Wednesday 8 October 2014

Training rides for the Lejog ride.


I've been doing quite a few miles as training for the Lejog ride. I'm averaging about 150 miles a week and the longest ride I've done was 102 miles. For Some of the rides I'm using the penny farthing but mainly I'm riding a basic fixed gear road bike.

The thinking behind this is that the road bike is easier to fix at the road side should anything go wrong and it's keeping the miles off the penny farthing which is a much more fragile machine. The fixed gear bike is good training anyway as you are forced to keep pushing on up hills and you don't really get any rest coming down them.

 It's actually fairly similar to the penny farthing. I'm doing as much riding as I can sat down to get used to long periods on the saddle as it's not possible to stand up on the pedals when riding the penny farthing.

So the fittness is building nicely although I'm not doing any intense efforts, for the penny farthing Lejog it's all about long slow days so that's how I've been training. This won't have helped my performance in a recent cycling hill climb up Shelsely Walsh as that was a flat out effort of 4 minutes. With specific hill climb training i'm sure I could have gone a bit faster but you can't train properly for everything. I was still the 2nd fastest of the over 40's so I didn't do too badly.



The other thing I've been spending a bit of time on for the Lejog ride is making sure I don't run out of phone battery life. I really want to record the whole ride to strava. Strava is used by cyclists to log training rides and races.
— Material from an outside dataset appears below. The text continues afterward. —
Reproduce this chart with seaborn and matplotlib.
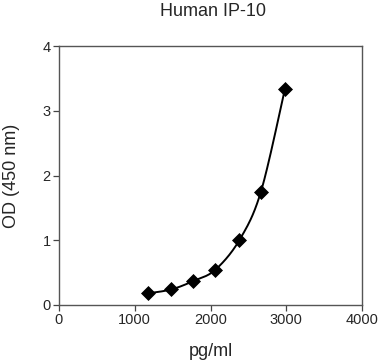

It's great as it also uses gps to track and record you onto a map so you can see exactly where you have been. Using strava on my phone Zapps it's battery a bit and as I also plan to use the phone for photos and uploading to here and twitter on the ride I needed to look into ways of charging it on the move.

What I've come up with is this. I've made a new rear wheel for the penny farthing, using a 20" rim that is a special for penny farthings and I've built it up onto a shimano dynamo hub that was ment to go in the front wheel of a brompton folding bike. I used the brompton hub as it is really narrow and it fits into the rear forks of the penny farthing without having to modify them. I've fitted a solid tyre onto the rim so it's still pretty authentic. To convert the power generated from the hub to a phone charger I bought a device from the USA. It's called a sinwave revolution . Basically it converts the dynamo output to a USB socket so I can now charge anything that normally charges from a USB cable.

I've been using this set up for a couple of months now and it easily generates enough power to keep my iPhone on full charge. Even when the screen is on constant, I'm using a sat nav app and strava running in the background the battery doesn't drop. I've tried running the battery down on the phone first and then using it and it recharges it fine even with everything running at the same time.